### [THE TASK]
Extract word for word the lines of the listing from its start to the line holding "const labelLines = [['Residuos', 'aprovechables'], ['Residuos", both ends kept; pictures are not part of the copy.
━━━━━━
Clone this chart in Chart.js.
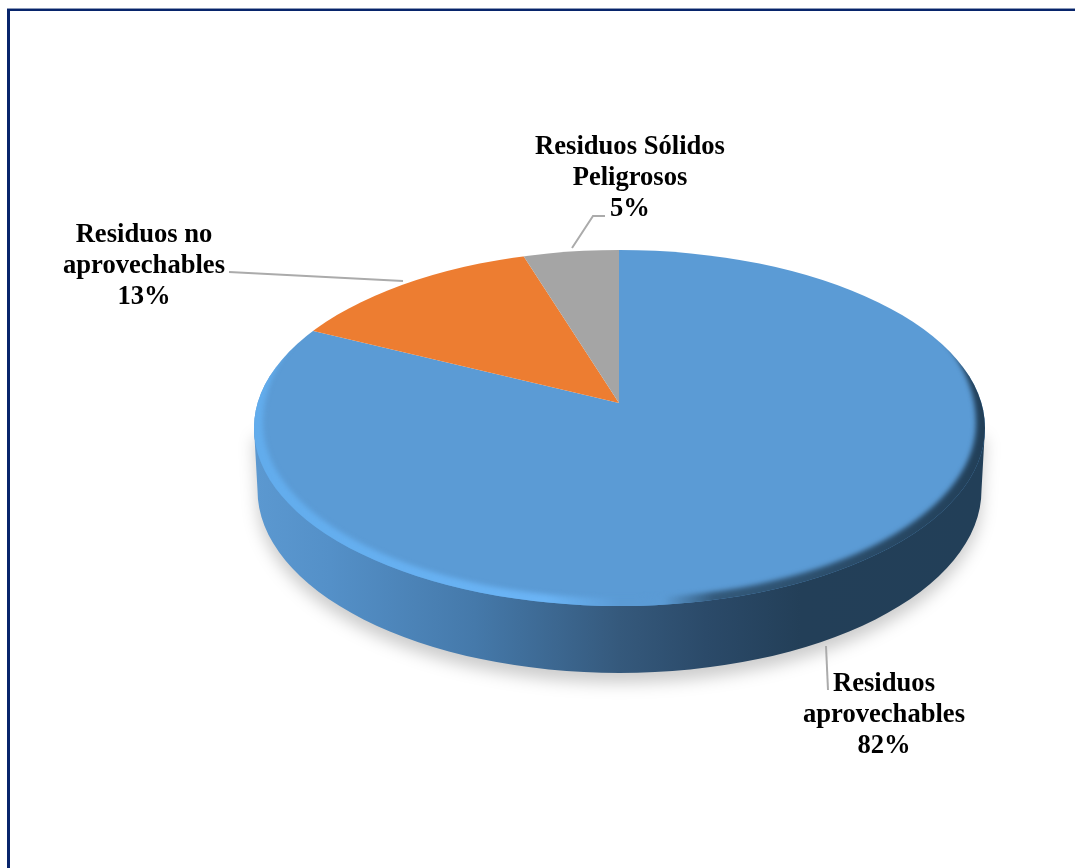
<!DOCTYPE html>
<html lang="es">
<head>
<meta charset="utf-8">
<title>Residuos</title>
<style>
  html, body { margin: 0; padding: 0; background: #fff; }
  #frame { position: absolute; left: 7px; top: 9px; width: 1068px; height: 859px; box-sizing: border-box;
           border-left: 3px solid #07246b; border-top: 2px solid #07246b; box-shadow: 0 -1px 0 #8c9ab8; }
  canvas { position: absolute; left: 0; top: 0; }
</style>
</head>
<body>
<div id="frame"></div>
<canvas id="myPieChart" width="1075" height="868"></canvas>
<script src="https://cdn.jsdelivr.net/npm/chart.js@4"></script>
<script>
const categories = ['Residuos aprovechables', 'Residuos no aprovechables', 'Residuos Sólidos Peligrosos'];
const percentages = [82, 13, 5];
const sliceColors = ['#5B9BD5', '#ED7D31', '#A5A5A5'];
// label text broken into lines, the value line is added when drawing
const labelLines = [['Residuos', 'aprovechables'], ['Residuos no', 'aprovechables'], ['Residuos Sólidos', 'Peligrosos']];

// top face and bottom edge of the disc, apex is off centre to fake perspective
const apex = { x: 619, y: 403 };
const face = { x: 619.5, y: 428, rx: 365.5, ry: 178 };
const base = { x: 619.5, y: 490, rx: 362, ry: 183 };
const tilt = 0.5, grow = 1.1;

const labelPos = [
	{ x: 884, y: 691 },
	{ x: 144, y: 242 },
	{ x: 630, y: 154 }
];
const leaders = [
	[[826, 646], [828, 690]],
	[[229, 272], [403, 281]],
	[[572, 248], [593, 216], [605, 216]]
];

const disc3d = {
	id: 'disc3d',
	beforeDatasetsDraw(chart) {
		const ctx = chart.ctx;
		// side wall with its drop shadow
		ctx.save();
		const wall = ctx.createLinearGradient(base.x - base.rx, 0, base.x + base.rx, 0);
		wall.addColorStop(0, '#5B98D0');
		wall.addColorStop(0.1, '#5490C8');
		wall.addColorStop(0.3, '#4579AA');
		wall.addColorStop(0.5, '#35597C');
		wall.addColorStop(0.62, '#2B4A69');
		wall.addColorStop(0.75, '#233F58');
		wall.addColorStop(1, '#223F58');
		ctx.beginPath();
		ctx.moveTo(face.x - face.rx, face.y);
		ctx.lineTo(face.x + face.rx, face.y);
		ctx.lineTo(base.x + base.rx, base.y);
		ctx.ellipse(base.x, base.y, base.rx, base.ry, 0, 0, Math.PI);
		ctx.closePath();
		ctx.shadowColor = 'rgba(0,0,0,0.2)';
		ctx.shadowBlur = 16;
		ctx.shadowOffsetY = 10;
		ctx.fillStyle = wall;
		ctx.fill();
		ctx.restore();

		// slices get squashed and cut to the top face
		ctx.save();
		ctx.beginPath();
		ctx.ellipse(face.x, face.y, face.rx, face.ry, 0, 0, Math.PI * 2);
		ctx.clip();
		ctx.translate(apex.x, apex.y);
		ctx.scale(grow, grow * tilt);
		ctx.translate(-apex.x, -apex.y);
	},
	afterDatasetsDraw(chart) {
		const ctx = chart.ctx;
		ctx.restore();

		// bevel round the lower edge of the top face, tapers out on the upper half
		ctx.save();
		ctx.beginPath();
		ctx.ellipse(face.x, face.y, face.rx, face.ry, 0, 0, Math.PI * 2);
		ctx.clip();
		const rim = ctx.createLinearGradient(face.x - face.rx, 0, face.x + face.rx, 0);
		rim.addColorStop(0, '#62ACEC');
		rim.addColorStop(0.4, '#6BB4F5');
		rim.addColorStop(0.5, '#5B9BD5');
		rim.addColorStop(0.56, '#5B9BD5');
		rim.addColorStop(0.63, '#33597A');
		rim.addColorStop(1, '#223F58');
		ctx.filter = 'blur(2.5px)';
		ctx.beginPath();
		ctx.ellipse(face.x, face.y, face.rx + 12, face.ry + 12, 0, 0, Math.PI * 2);
		ctx.moveTo(face.x + face.rx - 9, face.y - 5);
		ctx.ellipse(face.x, face.y - 5, face.rx - 9, face.ry - 3, 0, 0, Math.PI);
		ctx.ellipse(face.x, face.y - 5, face.rx - 9, face.ry + 22, 0, Math.PI, Math.PI * 2);
		ctx.closePath();
		ctx.fillStyle = rim;
		ctx.fill('evenodd');
		ctx.restore();
	},
	afterDraw(chart) {
		const ctx = chart.ctx;
		ctx.save();
		ctx.strokeStyle = '#ABABAB';
		ctx.lineWidth = 2;
		leaders.forEach(pts => {
			ctx.beginPath();
			pts.forEach((p, i) => i ? ctx.lineTo(p[0], p[1]) : ctx.moveTo(p[0], p[1]));
			ctx.stroke();
		});
		ctx.fillStyle = '#000';
		ctx.font = 'bold 26.6px "Liberation Serif"';
		ctx.textAlign = 'center';
		labelLines.forEach((lines, i) => {
			const rows = lines.concat(percentages[i] + '%');
			rows.forEach((txt, r) => ctx.fillText(txt, labelPos[i].x, labelPos[i].y + r * 31));
		});
		ctx.restore();
	}
};

new Chart(document.getElementById('myPieChart').getContext('2d'), {
	type: 'pie',
	data: {
		labels: categories,
		datasets: [{
			data: percentages,
			backgroundColor: sliceColors,
			borderWidth: 0
		}]
	},
	options: {
		responsive: false,
		animation: false,
		layout: { padding: { left: 163, right: 0, top: 0, bottom: 62 } },
		plugins: { legend: { display: false }, tooltip: { enabled: false } }
	},
	plugins: [disc3d]
});
</script>
</body>
</html>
━━━━━━
### [RESPONSE FOR THIS EXERCISE]
Clone this chart in Chart.js.
<!DOCTYPE html>
<html lang="es">
<head>
<meta charset="utf-8">
<title>Residuos</title>
<style>
  html, body { margin: 0; padding: 0; background: #fff; }
  #frame { position: absolute; left: 7px; top: 9px; width: 1068px; height: 859px; box-sizing: border-box;
           border-left: 3px solid #07246b; border-top: 2px solid #07246b; box-shadow: 0 -1px 0 #8c9ab8; }
  canvas { position: absolute; left: 0; top: 0; }
</style>
</head>
<body>
<div id="frame"></div>
<canvas id="myPieChart" width="1075" height="868"></canvas>
<script src="https://cdn.jsdelivr.net/npm/chart.js@4"></script>
<script>
const categories = ['Residuos aprovechables', 'Residuos no aprovechables', 'Residuos Sólidos Peligrosos'];
const percentages = [82, 13, 5];
const sliceColors = ['#5B9BD5', '#ED7D31', '#A5A5A5'];
// label text broken into lines, the value line is added when drawing
const labelLines = [['Residuos', 'aprovechables'], ['Residuos no', 'aprovechables'], ['Residuos Sólidos', 'Peligrosos']];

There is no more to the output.